Other mistake: When Kimble takes the elevator to the conference to confront Dr. Nichols, he presses a button, but the one beside it is the one that actually lights up. In this particular elevator, the button he pressed is the one that should have lit up.
Other mistake: When Dr. Nichols hits Dr. Kimble with a chair, look carefully. As Dr. Nichols swings the chair, it starts falling apart before it even makes contact with Harrison.
Other mistake: When Harrison Ford is being chased in an ambulance by the police, there is a shot of police cars heading towards the waterfalls in the background. If you look closely, the water is not moving. (00:33:15)
Suggested correction: The water IS moving, you just need to look closely.
Other mistake: After Kimble has been rescued from the train wreck and unchained, he escapes, running alongside a body of water. As Gerard announces to the other officers that there's a fugitive on the loose and gives instructions, Kimble is seen running again, in a replay of the earlier shot. Not only are all the same landmarks in place, but at the end of both sequences, he moves his arm to shake off a branch that's snagged him.
Other mistake: After the train crash the news crews and sheriff are interviewing the surviving corrections officer. He boasts how heroic he was to rescue his partner from the wreckage, claiming that he was his partner and he would do the same for him. The only problem is that they are surprised when they find that same surviving corrections officer several scenes later and rush him to the hospital. Why would they be surprised to find an officer they already knew about?
Suggested correction: The first corrections officer had been exposed as a liar and made up the story that Kimble and Copeland were dead. Nobody believed he heroically saved his partner. Everyone assumed since the partner hadn't been found right away that he died in the wreck. It never occurred to anyone that Kimble would put his own life on the line to save a guard, so actually finding the guard alive was a surprise.
There is nothing formally wrong with the order of events here. The assumption is that the second officer's whereabouts are known at the time of the senior officer's story - but that is actually only an assumption. Finding the second officer would of course not be important to the main story in any way, and thus this sub-story was not explained in the movie. To word it an alternative better way, why would the senior officer make up this story of saving the second officer, if the officer had not been located yet?
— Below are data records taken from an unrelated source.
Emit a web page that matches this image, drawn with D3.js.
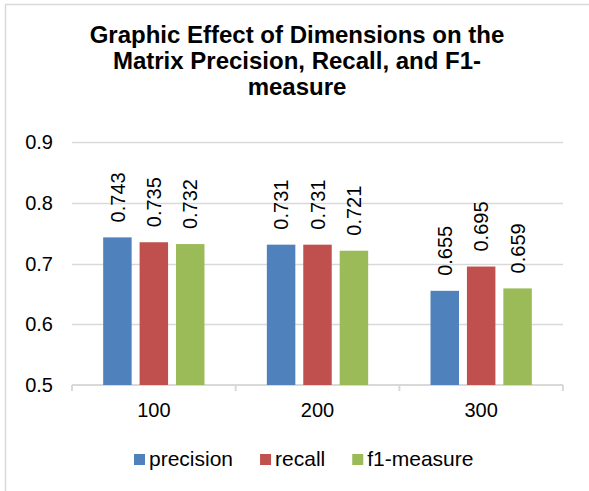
<!DOCTYPE html>
<meta charset="utf-8">
<script src="https://d3js.org/d3.v7.min.js"></script>
<style>
  body { margin: 0; background: #fff; }
  text { font-family: "Liberation Sans", Arial, sans-serif; fill: #000; }
</style>
<div id="chart"></div>
<script>

// data
var titleLines = ["Graphic Effect of Dimensions on the", "Matrix Precision, Recall, and F1-", "measure"];
var dims = ["100", "200", "300"];
var seriesNames = ["precision", "recall", "f1-measure"];
var precision = [0.743, 0.731, 0.655];
var recall = [0.735, 0.731, 0.695];
var f1 = [0.732, 0.721, 0.659];
var yTicks = [0.5, 0.6, 0.7, 0.8, 0.9];
var colors = ["#4F81BD", "#C0504D", "#9BBB59"];

var width = 589, height = 491;
var margin = {top: 142, right: 26, bottom: 106, left: 72};

var svg = d3.select("#chart")
  .append("svg")
    .attr("width", width)
    .attr("height", height);

// outer chart border
svg.append("rect")
  .attr("x", 5.5).attr("y", 4.5)
  .attr("width", width + 10).attr("height", height + 10)
  .style("fill", "none")
  .style("stroke", "#d9d9d9")
  .style("stroke-width", 1.5);

// title
svg.append("g").selectAll("text")
  .data(titleLines)
  .enter()
  .append("text")
    .attr("x", 297)
    .attr("y", function(d, i) { return 42.5 + i * 26; })
    .attr("text-anchor", "middle")
    .style("font-size", "24px")
    .style("font-weight", "bold")
    .text(function(d) { return d; });

var g = svg.append("g")
  .attr("transform", "translate(" + margin.left + "," + margin.top + ")");

var w = width - margin.left - margin.right,
    h = 385 - margin.top;

var x = d3.scaleBand().domain(dims).range([0, w]);
var y = d3.scaleLinear().domain([0.5, 0.9]).range([h, 0]);

// gridlines
g.append("g").selectAll("line")
  .data(yTicks.slice(1))
  .enter()
  .append("line")
    .attr("x1", 0).attr("x2", w)
    .attr("y1", function(d) { return Math.round(y(d)) + 0.5; })
    .attr("y2", function(d) { return Math.round(y(d)) + 0.5; })
    .style("stroke", "#d9d9d9")
    .style("stroke-width", 1.5);

// y labels
g.append("g").selectAll("text")
  .data(yTicks)
  .enter()
  .append("text")
    .attr("x", -19)
    .attr("y", function(d) { return y(d); })
    .attr("dy", "0.35em")
    .attr("text-anchor", "end")
    .style("font-size", "20px")
    .text(function(d) { return d3.format(".1f")(d); });

// x axis
var xAxis = g.append("g")
  .attr("transform", "translate(0," + h + ")");
xAxis.append("line")
  .attr("x1", 0).attr("x2", w)
  .style("stroke", "#d9d9d9")
  .style("stroke-width", 2);
xAxis.selectAll(".tk")
  .data(d3.range(dims.length + 1))
  .enter()
  .append("line")
    .attr("x1", function(i) { return i * x.step(); })
    .attr("x2", function(i) { return i * x.step(); })
    .attr("y1", 0).attr("y2", 6)
    .style("stroke", "#d9d9d9")
    .style("stroke-width", 2);
xAxis.selectAll("text")
  .data(dims)
  .enter()
  .append("text")
    .attr("x", function(d) { return x(d) + x.bandwidth() / 2; })
    .attr("y", 32)
    .attr("text-anchor", "middle")
    .style("font-size", "20px")
    .text(function(d) { return d; });

// bars
var series = [precision, recall, f1];
var barW = x.bandwidth() * 0.174,
    barStep = x.bandwidth() * 0.2225;

series.forEach(function(vals, s) {
  var sg = g.append("g");
  var cx = function(i) { return x(dims[i]) + x.bandwidth() / 2 + (s - 1) * barStep; };
  sg.selectAll("rect")
    .data(vals)
    .enter()
    .append("rect")
      .attr("x", function(d, i) { return cx(i) - barW / 2; })
      .attr("y", function(d) { return y(d); })
      .attr("width", barW)
      .attr("height", function(d) { return h - y(d); })
      .style("fill", colors[s]);
  sg.selectAll("text")
    .data(vals)
    .enter()
    .append("text")
      .attr("transform", function(d, i) {
        return "translate(" + cx(i) + "," + (y(d) - 15) + ") rotate(-90)";
      })
      .attr("dy", "0.36em")
      .style("font-size", "20px")
      .text(function(d) { return d3.format(".3f")(d); });
});

// legend
var legend = svg.append("g").attr("transform", "translate(0,466)");
var lx = 134;
seriesNames.forEach(function(name, i) {
  legend.append("rect")
    .attr("x", lx).attr("y", -12)
    .attr("width", 11).attr("height", 11)
    .style("fill", colors[i]);
  var t = legend.append("text")
    .attr("x", lx + 15)
    .attr("y", 0)
    .style("font-size", "21px")
    .text(name);
  lx += 15 + t.node().getComputedTextLength() + 27;
});

</script>
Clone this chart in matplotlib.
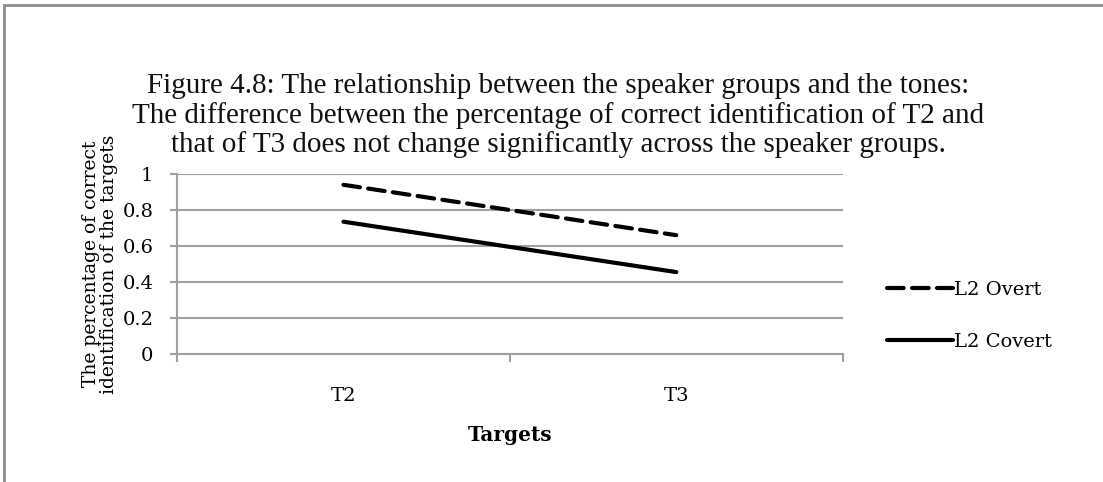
import matplotlib.pyplot as plt
from matplotlib.patches import Rectangle

targets = ["T2", "T3"]
overt = [0.94, 0.66]
covert = [0.735, 0.455]
yticks = [0, 0.2, 0.4, 0.6, 0.8, 1]
ytick_labels = ["0", "0.2", "0.4", "0.6", "0.8", "1"]

title = ("Figure 4.8: The relationship between the speaker groups and the tones:\n"
         "The difference between the percentage of correct identification of T2 and\n"
         "that of T3 does not change significantly across the speaker groups.")

fig = plt.figure(figsize=(11.03, 4.82), dpi=100)
fig.patches.append(Rectangle((0.004, -0.01), 1.2, 1.0, transform=fig.transFigure,
                             fill=False, edgecolor="#8c8c8c", linewidth=2))

ax = fig.add_axes([0.1605, 0.2656, 0.6035, 0.3734])
x = list(range(len(targets)))
grid_col = "#a0a0a0"

ax.plot(x, overt, color="black", lw=3, linestyle=(0, (4, 2)),
        dash_capstyle="round", solid_capstyle="round", label="L2 Overt")
ax.plot(x, covert, color="black", lw=3, solid_capstyle="round", label="L2 Covert")

ax.set_xlim(-0.5, 1.5)
ax.set_ylim(0, 1)
ax.set_yticks(yticks)
ax.set_yticklabels(ytick_labels)
ax.set_xticks(x)
ax.set_xticklabels(targets)
ax.set_xticks([-0.5, 0.5, 1.5], minor=True)
ax.tick_params(axis="x", which="major", length=0, pad=24)
ax.tick_params(axis="x", which="minor", length=6, width=1.5, color=grid_col, direction="out")
ax.tick_params(axis="y", length=5, width=1.5, color=grid_col, direction="out", pad=12)
for lab in ax.get_xticklabels() + ax.get_yticklabels():
    lab.set_family("DejaVu Serif")
    lab.set_fontsize(14)

ax.yaxis.grid(True, color=grid_col, linewidth=1.5)
ax.set_axisbelow(True)
for s in ["top", "right"]:
    ax.spines[s].set_visible(False)
for s in ["left", "bottom"]:
    ax.spines[s].set_color(grid_col)
    ax.spines[s].set_linewidth(1.5)

ax.set_xlabel("Targets", family="DejaVu Serif", fontsize=14.5, fontweight="bold", labelpad=14)
ax.set_ylabel("The percentage of correct\nidentification of the targets",
              family="DejaVu Serif", fontsize=13.5, labelpad=3, linespacing=1.0)

fig.text(0.506, 0.76, title, ha="center", va="center", family="Liberation Serif",
         fontsize=21, linespacing=1.12, color="#111111")

leg = ax.legend(loc="center left", bbox_to_anchor=(1.04, 0.21), frameon=False,
                prop={"family": "DejaVu Serif", "size": 14}, handlelength=3.4,
                handletextpad=0.05, labelspacing=1.75)

fig.savefig("out.png", dpi=100)
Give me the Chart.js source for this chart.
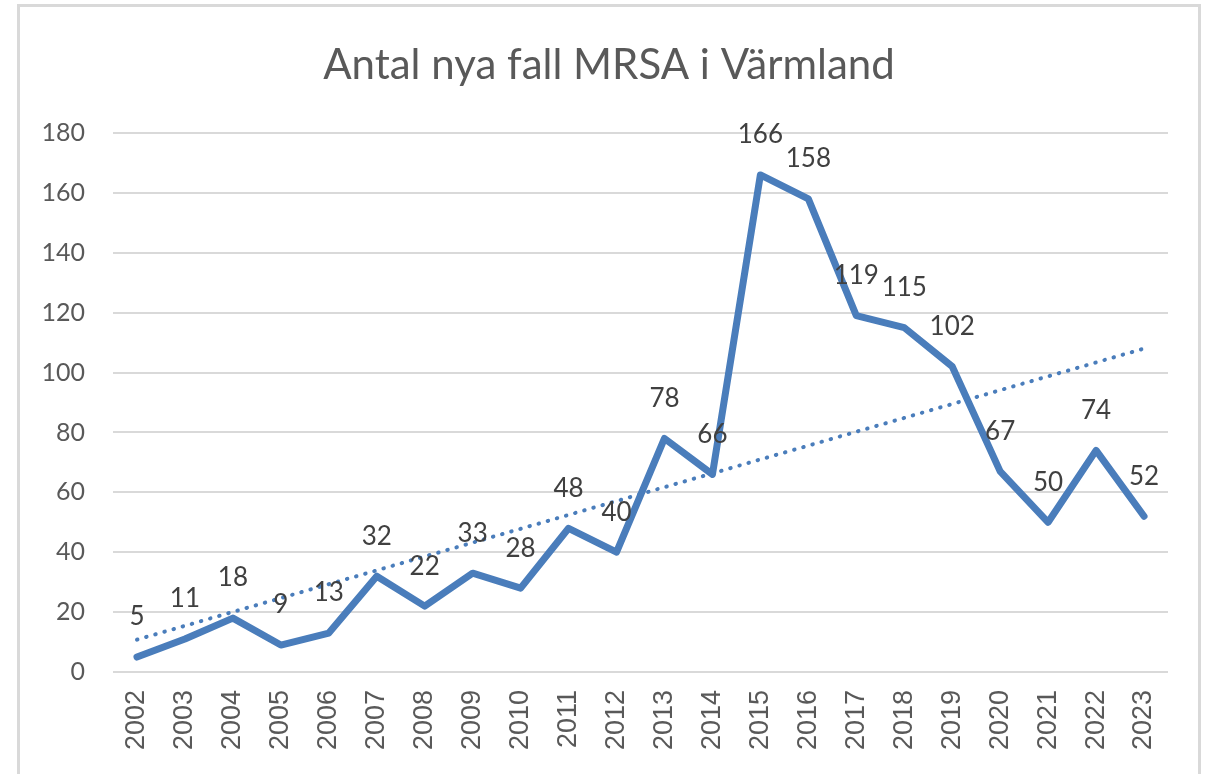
<!DOCTYPE html>
<html>
<head>
<meta charset="utf-8">
<script src="https://cdn.jsdelivr.net/npm/chart.js@4.4.1/dist/chart.umd.min.js"></script>
<style>
  html, body { margin: 0; padding: 0; background: #ffffff; overflow: hidden; }
  #frame { position: absolute; left: 17px; top: 4px; width: 1184px; height: 800px; border: 3px solid #d9d9d9; box-sizing: border-box; }
  #c { position: absolute; left: 0; top: 0; }
</style>
</head>
<body>
<div id="frame"></div>
<canvas id="c" width="1218" height="774"></canvas>
<script>
const years = ['2002','2003','2004','2005','2006','2007','2008','2009','2010','2011','2012','2013','2014','2015','2016','2017','2018','2019','2020','2021','2022','2023'];
const cases = [5, 11, 18, 9, 13, 32, 22, 33, 28, 48, 40, 78, 66, 166, 158, 119, 115, 102, 67, 50, 74, 52];
// linear trendline end points
const trendStart = 10.8;
const trendEnd = 108;
const yTicks = [0, 20, 40, 60, 80, 100, 120, 140, 160, 180];
const chartTitle = 'Antal nya fall MRSA i Värmland';

const trend = years.map((_, i) => i === 0 ? trendStart : (i === years.length - 1 ? trendEnd : null));

const labelPlugin = {
  id: 'valueLabels',
  afterDatasetsDraw(chart) {
    const meta = chart.getDatasetMeta(1);
    const ctx = chart.ctx;
    ctx.save();
    ctx.font = '26px Lato';
    ctx.fillStyle = '#404040';
    ctx.textAlign = 'center';
    ctx.textBaseline = 'middle';
    meta.data.forEach((pt, i) => {
      ctx.fillText(String(cases[i]), pt.x, pt.y - 40);
    });
    ctx.restore();
  }
};

new Chart(document.getElementById('c'), {
  type: 'line',
  data: {
    labels: years,
    datasets: [
      {
        label: 'Trend',
        data: trend,
        spanGaps: true,
        borderColor: '#4a7dbb',
        borderWidth: 4,
        borderDash: [0.5, 9],
        borderCapStyle: 'round',
        pointRadius: 0,
        fill: false,
        order: 0
      },
      {
        label: 'Antal',
        data: cases,
        borderColor: '#4a7dbb',
        borderWidth: 7,
        borderJoinStyle: 'round',
        borderCapStyle: 'round',
        pointRadius: 0,
        tension: 0,
        fill: false,
        order: 1
      }
    ]
  },
  options: {
    responsive: false,
    animation: false,
    devicePixelRatio: 1,
    layout: { padding: { top: 0, right: 0, bottom: 0, left: 0 } },
    plugins: {
      legend: { display: false },
      tooltip: { enabled: false },
      title: {
        display: true,
        text: chartTitle,
        color: '#595959',
        font: { family: 'Lato', size: 42, weight: 'normal', lineHeight: 1.2 },
        padding: { top: 40, bottom: 42.6 }
      }
    },
    scales: {
      x: {
        type: 'category',
        offset: true,
        grid: { display: false, drawTicks: false },
        border: { display: false },
        ticks: {
          autoSkip: false,
          minRotation: 90,
          maxRotation: 90,
          padding: 18,
          color: '#595959',
          font: { family: 'Liberation Sans', size: 27 }
        },
        afterFit(scale) { scale.height = 102; }
      },
      y: {
        min: 0,
        max: 180,
        afterBuildTicks(scale) { scale.ticks = yTicks.map(v => ({ value: v })); },
        grid: { color: '#d9d9d9', lineWidth: 2, drawTicks: false },
        border: { display: false },
        ticks: {
          padding: 28,
          color: '#595959',
          font: { family: 'Lato', size: 25 }
        },
        afterFit(scale) { scale.width = 113; }
      },
      yRight: {
        position: 'right',
        display: true,
        grid: { display: false, drawTicks: false },
        border: { display: false },
        ticks: { display: false },
        afterFit(scale) { scale.width = 50; }
      }
    }
  },
  plugins: [labelPlugin]
});
</script>
</body>
</html>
The second officer's whereabouts are most certainly not known when the first officer is interviewed. The first officer is interviewed the night of the crash and the second officer is found the next morning.
Other mistake: When Kimble is heading towards the dam driving the ambulance in the tunnel, his lane is empty in the wide angles, yet in the close-ups he is swerving the steering wheel violently as if there were cars ahead. This keeps changing back and forth.
Other mistake: After we see a shot of the prison bus driving along a road, the white, balding jail guard says, "20 miles to Benard. We should be there in 40 minutes." Not long after, one of the inmates begins to foam at the mouth. The black prisoner cries, "Hey, somebody, get in here quick!" The black jail guard stands up to unlock the cage, and the white, balding guy says to him, "We're almost to the prison." This is impossible considering he just mentioned the prison was 20 miles away. (00:14:52)
Suggested correction: Almost is a relative word and compared to Chicago/Cook County, they could almost be at the prison (when flying from NYC to LAX, when you are over Utah, you are almost there even though you still have like an hour to go). But more likely (and how I have always taken it to mean), the guard didn't give two cents if these prisoners died in transport and the other guard should just sit tight because they are almost where they have to go and the prison doctors can look at him then.
Other mistake: During the St. Patrick's Day parade, the camera shows a clock that displays the temperature, which is supposedly 23°. None of the spectators or performers we see is dressed for that temperature. They would be way more bundled up than they are. Everybody is dressed for weather in the 40s or so.
Suggested correction: 20s is nice and toasty.